Structures in Civil Engineering: We are already aware that the change in a tropical climate may discomfort the health and lifestyle of human beings on earth. Similarly, it may too affect the structures (built by them) under which they live and spend the majority of their time in a complete lifespan. This grabs the attention of structural engineers/designers toward the design of safe and durable structures.
Durability can be defined as the ability of structures to withstand the attack of external hazardous agents and weathering action, such as intermittent rainfall and change in ambient conditions. The structures designed by designers and practitioners should be durable enough to withstand such actions during their intended service life. The majority of structural engineers assume higher strength as the primary aspect of durability, and very few consider the impact of variable ambient conditions on the performance of structures.
The ambient fluids and the aggressive species present in the environment play an important role in the degradation of newly constructed and existing structures. Of special relevance to this end is the transport of moisture through the material owing to its pivotal role in instigating and propagating the degradation mechanisms. Therefore, the understanding of the state of moisture distribution in a porous structural element may provide a deep understanding regarding the utilization of construction materials under different weathering conditions in a more effective manner.
There are different methods available in the literature including both destructive and non-destructive testing techniques on commonly used porous building materials through which the study of durability parameters can be made and an understanding of the design of safe and durable structures can be achieved.
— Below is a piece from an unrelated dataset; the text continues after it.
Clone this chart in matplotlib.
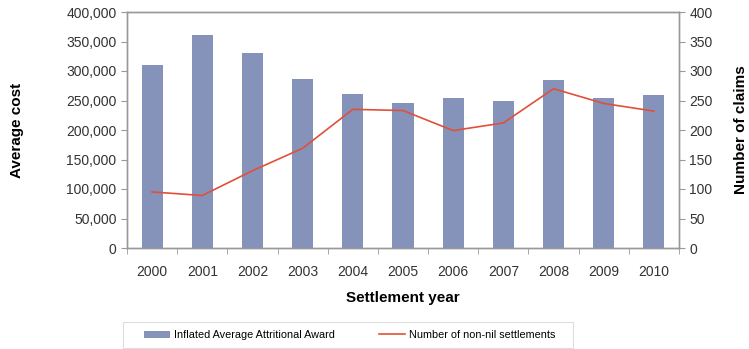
import matplotlib
matplotlib.use("Agg")
import matplotlib.pyplot as plt
from matplotlib.ticker import FuncFormatter, MultipleLocator
from matplotlib.patches import Rectangle

years = ["2000", "2001", "2002", "2003", "2004", "2005", "2006", "2007", "2008", "2009", "2010"]
avg_award = [310000, 361000, 330000, 287000, 261000, 246000, 254000, 250000, 285000, 254000, 260000]
num_settlements = [95, 89, 131, 169, 235, 233, 199, 212, 270, 245, 232]

plt.rcParams['font.family'] = ['Liberation Sans', 'DejaVu Sans']

W, H = 749, 349
L, R, T, B = 127, 679, 12, 248
fig = plt.figure(figsize=(W/100, H/100), dpi=100)
ax = fig.add_axes([L/W, 1 - B/H, (R-L)/W, (B-T)/H])
ax2 = ax.twinx()

x = list(range(len(years)))
bar_color = '#8593BB'
line_color = '#E0503A'
b = ax.bar(x, avg_award, width=0.42, color=bar_color, zorder=2)
l, = ax2.plot(x, num_settlements, color=line_color, lw=1.2, zorder=3)

ax.set_xlim(-0.5, len(years) - 0.5)
ax.set_ylim(0, 400000)
ax2.set_ylim(0, 400)
ax.yaxis.set_major_locator(MultipleLocator(50000))
ax2.yaxis.set_major_locator(MultipleLocator(50))
ax.yaxis.set_major_formatter(FuncFormatter(lambda v, p: f"{int(v):,}"))

ax.set_xticks(x)
ax.set_xticklabels(years)
ax.set_xticks([i + 0.5 for i in range(-1, len(years))], minor=True)
ax.tick_params(axis='x', which='major', length=0, pad=12, labelsize=10, colors='#333333')
ax.tick_params(axis='x', which='minor', length=4, color='#999999')
ax.tick_params(axis='y', length=4, color='#999999', labelsize=10, labelcolor='#333333')
ax2.tick_params(axis='y', length=4, color='#999999', labelsize=10, labelcolor='#333333')

for a in (ax, ax2):
    for s in a.spines.values():
        s.set_color('#999999')
        s.set_linewidth(1.0)

ax.set_ylabel("Average cost", fontsize=11, fontweight='bold')
ax.yaxis.set_label_coords((17 - L)/(R - L), 0.5)
ax2.set_ylabel("Number of claims", fontsize=11, fontweight='bold')
ax2.yaxis.set_label_coords((741 - L)/(R - L), 0.5)
ax.set_xlabel("Settlement year", fontsize=11, fontweight='bold')
ax.xaxis.set_label_coords(0.5, (B - 298)/(B - T))
ax.xaxis.label.set_va('center')
ax.yaxis.label.set_va('center')
ax2.yaxis.label.set_va('center')

# legend box
fig.patches.append(Rectangle((123/W, 1 - 348/H), (573-123)/W, 26/H, transform=fig.transFigure,
                             facecolor='white', edgecolor='#DDDDDD', linewidth=0.8))
leg = fig.legend([b, l], ["Inflated Average Attritional Award", "Number of non-nil settlements"],
                 loc='center', bbox_to_anchor=(350/W, 1 - 335/H), ncol=2,
                 fontsize=7.8, frameon=False,
                 handlelength=2.4, handleheight=0.6, handletextpad=0.35, columnspacing=4.1)

fig.savefig("out.png", dpi=100)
Several non-destructive measurement techniques, such as NMR, gamma-ray attenuation, neutron radiography, etc. have been demonstrated in previous studies to work well in capturing the state of moisture distribution in porous building materials.
However, the expensive cost of such experiments kept them far from being used in normal laboratories. The alternative and the more commonly adopted approach involves the data obtained through mass loss or gain measurements made on a set of specimens with identical cross-sections but varying thicknesses.
It is evident from the outcomes of existing studies on the degradation of structural envelopes before the completion of their intended service life that there is a significant scope for research and a tremendous amount of job opportunities available for upcoming practitioners and engineers in the domain of durability performance and modification of construction materials for future construction activities.